By JBizNews Desk | Monday, May 4, 2026
Ocean freight prices are climbing sharply across global trade routes as shipping carriers struggle to expand capacity fast enough to meet rising demand, tightening supply chains and increasing costs for businesses worldwide.
Container rates have surged in recent weeks, particularly on key routes from Asia to North America and Europe, as a combination of strong shipping demand, port congestion, and limited vessel availability creates a renewed imbalance in global logistics.
Vincent Clerc, CEO of A.P. Moller-Maersk, said “global container demand continues to outpace available supply, and that imbalance is driving significant rate increases across major shipping lanes.”
Industry data shows freight rates rising at their fastest pace in months, reversing a period of relative stability and signaling that supply constraints are intensifying again.
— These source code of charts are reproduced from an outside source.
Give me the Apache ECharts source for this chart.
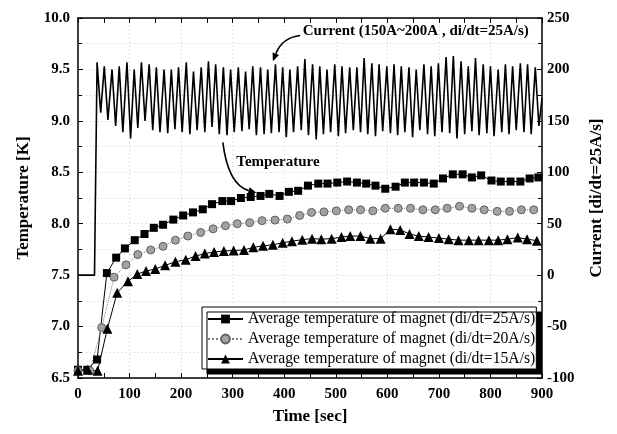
<!doctype html>
<html>
<head>
<meta charset="utf-8">
<title>Magnet temperature</title>
<script src="https://cdn.jsdelivr.net/npm/echarts@6/dist/echarts.min.js"></script>
<style>
  html, body { margin: 0; padding: 0; background: #fff; }
  #main { width: 617px; height: 434px; }
</style>
</head>
<body>
<div id="main"></div>
<script>
// time [s] / temperature [K] for the three ramp rates
var sqTime = [0, 18, 37, 56, 74, 91, 110, 129, 147, 165, 185, 204, 223, 242, 260, 280, 297, 316, 335, 354,
  371, 391, 409, 427, 446, 466, 484, 503, 522, 541, 559, 577, 596, 616, 634, 652, 671, 690, 708, 727,
  746, 764, 782, 802, 820, 839, 858, 876, 893];
var sqTemp = [6.58, 6.58, 6.68, 7.52, 7.67, 7.76, 7.84, 7.90, 7.96, 7.99, 8.04, 8.08, 8.11, 8.14, 8.19, 8.22, 8.22, 8.25, 8.26, 8.27,
  8.29, 8.27, 8.31, 8.32, 8.37, 8.39, 8.39, 8.40, 8.41, 8.40, 8.39, 8.37, 8.34, 8.36, 8.40, 8.40, 8.40, 8.39, 8.44, 8.48,
  8.48, 8.45, 8.47, 8.42, 8.41, 8.41, 8.41, 8.44, 8.45];

var ciTime = [0, 23, 46, 70, 93, 116, 141, 165, 189, 213, 238, 262, 286, 309, 333, 357, 382, 406, 430, 453,
  477, 501, 525, 548, 572, 596, 621, 645, 669, 693, 716, 740, 764, 788, 813, 837, 860, 884];
var ciTemp = [6.57, 6.57, 6.99, 7.48, 7.60, 7.70, 7.745, 7.78, 7.84, 7.88, 7.915, 7.95, 7.98, 8.0, 8.01, 8.03, 8.035, 8.045, 8.08, 8.11,
  8.115, 8.125, 8.135, 8.135, 8.125, 8.15, 8.15, 8.15, 8.135, 8.135, 8.15, 8.17, 8.15, 8.135, 8.12, 8.12, 8.135, 8.135];

var trTime = [0, 19, 38, 57, 76, 97, 115, 132, 150, 169, 189, 209, 228, 246, 264, 283, 302, 322, 340, 359,
  378, 397, 415, 435, 454, 472, 492, 511, 528, 548, 567, 587, 606, 625, 643, 661, 680, 700, 719, 738,
  758, 777, 797, 815, 833, 853, 871, 890];
var trTemp = [6.57, 6.58, 6.57, 6.98, 7.33, 7.44, 7.51, 7.54, 7.56, 7.595, 7.63, 7.65, 7.685, 7.71, 7.725, 7.735, 7.74, 7.745, 7.77, 7.785,
  7.795, 7.815, 7.83, 7.845, 7.855, 7.85, 7.855, 7.87, 7.88, 7.88, 7.855, 7.855, 7.945, 7.94, 7.90, 7.88, 7.87, 7.86, 7.85, 7.84,
  7.84, 7.84, 7.84, 7.84, 7.85, 7.865, 7.85, 7.835];

// current trace (right axis), peaks and troughs
var curTime = [0, 32, 37, 44, 51, 58, 66, 73, 80, 87, 95, 102, 109, 116, 123, 130, 138, 145, 152, 159,
  167, 174, 181, 188, 195, 202, 210, 217, 224, 231, 239, 246, 253, 260, 267, 274, 282, 289, 296, 303,
  311, 318, 325, 332, 339, 346, 354, 361, 368, 375, 383, 390, 397, 404, 411, 418, 426, 433, 440, 447,
  455, 462, 469, 476, 483, 490, 498, 505, 512, 519, 527, 534, 541, 548, 555, 562, 570, 577, 584, 591,
  599, 606, 613, 620, 627, 634, 642, 649, 656, 663, 671, 678, 685, 692, 699, 706, 714, 721, 728, 735,
  743, 750, 757, 764, 771, 778, 786, 793, 800, 807, 815, 822, 829, 836, 843, 850, 858, 865, 872, 879,
  887, 894, 900];
var curValue = [0, 0, 207, 158, 203, 151, 200, 145, 203, 139, 207, 133, 200, 143, 207, 150, 205, 141, 202, 139,
  200, 138, 200, 142, 202, 139, 207, 137, 198, 141, 202, 139, 208, 144, 205, 137, 202, 136, 200, 139,
  202, 140, 198, 142, 203, 136, 202, 137, 200, 138, 205, 139, 202, 134, 200, 139, 203, 141, 210, 136,
  205, 132, 203, 137, 200, 139, 205, 135, 203, 138, 202, 141, 202, 139, 211, 137, 206, 135, 205, 140,
  203, 138, 205, 136, 203, 139, 202, 134, 200, 141, 205, 137, 203, 135, 206, 139, 212, 138, 213, 133,
  208, 137, 203, 140, 211, 136, 205, 138, 203, 135, 200, 139, 205, 137, 203, 141, 206, 139, 205, 137,
  202, 145, 172];

var names = [
  'Average temperature of magnet (di/dt=25A/s)',
  'Average temperature of magnet (di/dt=20A/s)',
  'Average temperature of magnet (di/dt=15A/s)'
];

function pairs(xs, ys) {
  var out = [];
  for (var i = 0; i < xs.length; i++) out.push([xs[i], ys[i]]);
  return out;
}

var serif = 'Liberation Serif';
var labelStyle = { color: '#000', fontFamily: serif, fontWeight: 'bold', fontSize: 15 };
var nameStyle = { color: '#000', fontFamily: serif, fontWeight: 'bold', fontSize: 17 };
var axisLine = { show: true, onZero: false, lineStyle: { color: '#000', width: 1.5 } };
var dotted = { show: true, lineStyle: { color: '#cfcfcf', width: 1, type: [1, 3] } };

var chart = echarts.init(document.getElementById('main'));

var option = {
  animation: false,
  textStyle: { fontFamily: serif },
  grid: { left: 78, right: 75, top: 18, bottom: 56 },
  legend: {
    orient: 'vertical',
    left: 202,
    top: 307,
    padding: [4, 1, 2, 5],
    itemGap: 4,
    itemWidth: 35,
    itemHeight: 11,
    backgroundColor: '#fff',
    borderColor: '#000',
    borderWidth: 1,
    shadowColor: '#000',
    shadowBlur: 0,
    shadowOffsetX: 5,
    shadowOffsetY: 5,
    textStyle: { fontFamily: serif, fontSize: 15.7, color: '#000', lineHeight: 16 },
    data: names
  },
  xAxis: [{
    type: 'value', min: 0, max: 900, interval: 100,
    name: 'Time [sec]', nameLocation: 'middle', nameGap: 30, nameTextStyle: nameStyle,
    axisLine: axisLine,
    axisTick: { inside: true, length: 5, lineStyle: { color: '#000' } },
    minorTick: { show: true, splitNumber: 2, length: 5, lineStyle: { color: '#000' } },
    axisLabel: Object.assign({ margin: 9 }, labelStyle),
    splitLine: dotted
  }, {
    type: 'value', min: 0, max: 900, interval: 100, position: 'top',
    axisLine: axisLine,
    axisTick: { inside: true, length: 5, lineStyle: { color: '#000' } },
    minorTick: { show: true, splitNumber: 2, length: 5, lineStyle: { color: '#000' } },
    axisLabel: { show: false },
    splitLine: { show: false }
  }],
  yAxis: [{
    type: 'value', min: 6.5, max: 10, interval: 0.5,
    name: 'Temperature [K]', nameLocation: 'middle', nameGap: 46, nameRotate: 90, nameTextStyle: nameStyle,
    axisLine: axisLine,
    axisTick: { inside: true, length: 5, lineStyle: { color: '#000' } },
    minorTick: { show: true, splitNumber: 2, length: 4, lineStyle: { color: '#000' } },
    axisLabel: Object.assign({ margin: 8, formatter: function (v) { return v.toFixed(1); } }, labelStyle),
    splitLine: dotted,
    minorSplitLine: dotted
  }, {
    type: 'value', min: -100, max: 250, interval: 50, position: 'right',
    name: 'Current [di/dt=25A/s]', nameLocation: 'middle', nameGap: 46, nameRotate: 90, nameTextStyle: nameStyle,
    axisLine: axisLine,
    axisTick: { inside: true, length: 5, lineStyle: { color: '#000' } },
    minorTick: { show: true, splitNumber: 2, length: 4, lineStyle: { color: '#000' } },
    axisLabel: Object.assign({ margin: 5 }, labelStyle),
    splitLine: { show: false }
  }],
  series: [{
    name: 'Current',
    type: 'line',
    xAxisIndex: 0, yAxisIndex: 1,
    symbol: 'none',
    lineStyle: { color: '#000', width: 1.6 },
    data: pairs(curTime, curValue),
    z: 1
  }, {
    name: names[0],
    type: 'line',
    symbol: 'rect', symbolSize: 8,
    itemStyle: { color: '#000' },
    lineStyle: { color: '#000', width: 1 },
    data: pairs(sqTime, sqTemp)
  }, {
    name: names[1],
    type: 'line',
    symbol: 'circle', symbolSize: 8,
    itemStyle: { color: '#a2a2a2', borderColor: '#606060', borderWidth: 1 },
    lineStyle: { color: '#7a7a7a', width: 1, type: 'dotted' },
    data: pairs(ciTime, ciTemp)
  }, {
    name: names[2],
    type: 'line',
    symbol: 'triangle', symbolSize: 10,
    itemStyle: { color: '#000' },
    lineStyle: { color: '#000', width: 1 },
    data: pairs(trTime, trTemp)
  }]
};

chart.setOption(option);

// annotations, anchored in data space (time, temperature)
function px(t, v) { return chart.convertToPixel({ seriesIndex: 1 }, [t, v]); }

function arrow(from, ctrl, to) {
  var a = px(from[0], from[1]), c = px(ctrl[0], ctrl[1]), b = px(to[0], to[1]);
  var dx = b[0] - c[0], dy = b[1] - c[1];
  var len = Math.sqrt(dx * dx + dy * dy);
  dx /= len; dy /= len;
  var hl = 8, hw = 3.5;
  var base = [b[0] - dx * hl, b[1] - dy * hl];
  return [{
    type: 'bezierCurve',
    shape: { x1: a[0], y1: a[1], cpx1: c[0], cpy1: c[1], x2: base[0], y2: base[1] },
    style: { stroke: '#000', lineWidth: 1.6, fill: null },
    z: 100
  }, {
    type: 'polygon',
    shape: { points: [b, [base[0] - dy * hw, base[1] + dx * hw], [base[0] + dy * hw, base[1] - dx * hw]] },
    style: { fill: '#000' },
    z: 100
  }];
}

var curLabelPos = px(436, 9.87);
var tempLabelPos = px(307, 8.60);

var graphic = [{
  type: 'text', x: curLabelPos[0], y: curLabelPos[1],
  style: { text: 'Current (150A~200A , di/dt=25A/s)', font: 'bold 15px "Liberation Serif"', fill: '#000', verticalAlign: 'middle' },
  z: 100
}, {
  type: 'text', x: tempLabelPos[0], y: tempLabelPos[1],
  style: { text: 'Temperature', font: 'bold 15px "Liberation Serif"', fill: '#000', verticalAlign: 'middle' },
  z: 100
}];
graphic = graphic.concat(arrow([431, 9.83], [396, 9.81], [378, 9.58]));
graphic = graphic.concat(arrow([281, 8.79], [291, 8.38], [346, 8.30]));

chart.setOption({ graphic: graphic });
</script>
</body>
</html>
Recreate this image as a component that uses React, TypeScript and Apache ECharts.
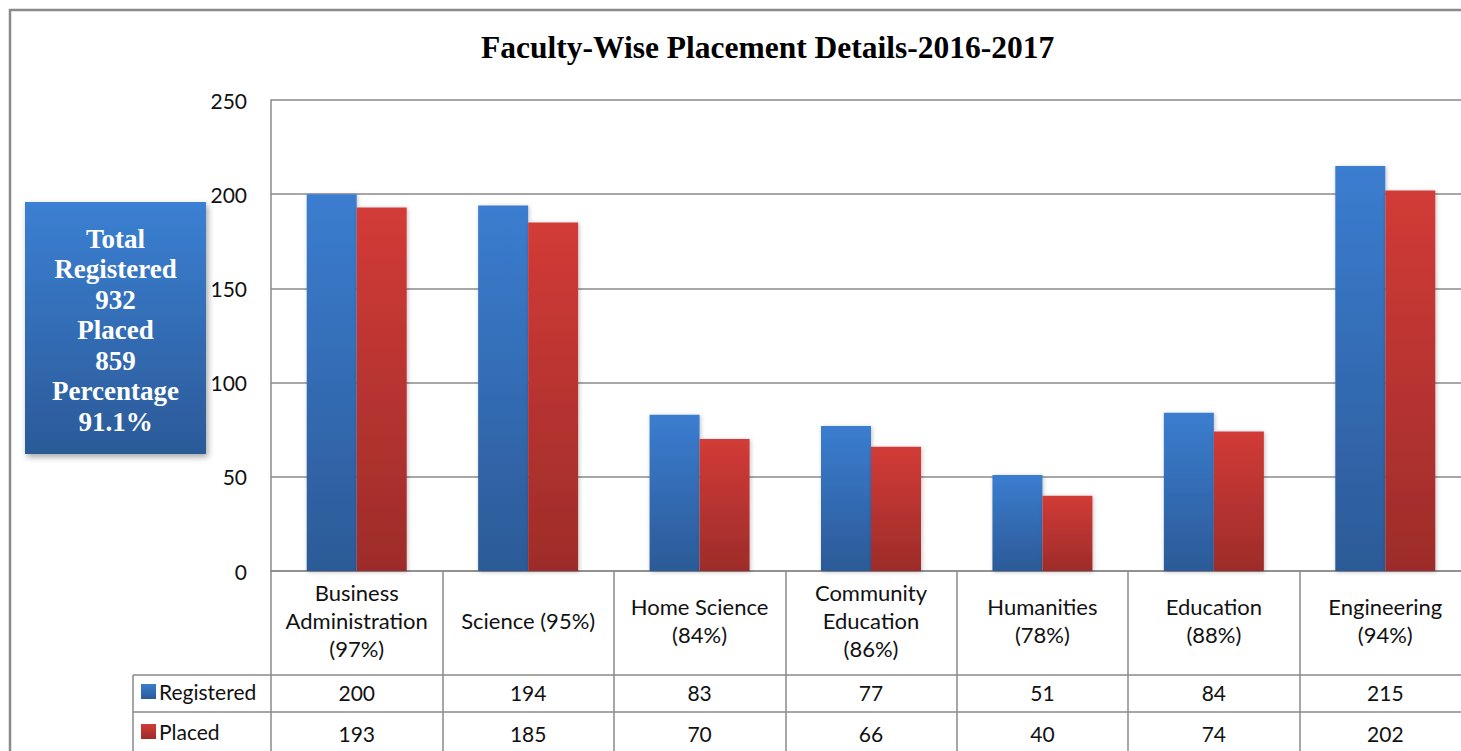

Carriers have attempted to deploy additional vessels and optimize existing routes, but executives say capacity expansion is being limited by infrastructure bottlenecks, port delays, and equipment shortages.
A key issue is the availability of containers and efficient turnaround times. Congestion at major ports is delaying the return of empty containers, creating shortages in critical export hubs and further tightening capacity. At the same time, longer transit times are effectively reducing available fleet supply.
Peter Sand, Chief Shipping Analyst at Xeneta, noted that “carriers are in a stronger pricing position as capacity remains constrained, leaving shippers with fewer alternatives and less negotiating power.”
Carriers are also exercising greater discipline in managing capacity, prioritizing profitability after several years of volatile earnings. This has resulted in tighter control over available space, limiting the ability of the market to quickly absorb demand spikes.
For businesses, the impact is immediate. Higher freight rates are increasing landed costs, squeezing margins, and forcing companies to reconsider pricing, sourcing, and inventory strategies. Importers, particularly small and mid-sized firms, report difficulty securing space at predictable rates, leading to shipment delays and higher operating costs.
The surge in shipping costs is also feeding into broader inflation pressures, particularly in goods-heavy sectors where transportation represents a significant portion of total expenses.
Analysts warn that without a meaningful increase in capacity or a slowdown in demand, elevated freight rates could persist into peak shipping seasons, prolonging the strain on global trade.
What comes next: With capacity tight and demand holding firm, ocean freight markets are entering another volatile phase—one where pricing power remains with carriers and businesses must adapt quickly to rising costs and limited shipping flexibility.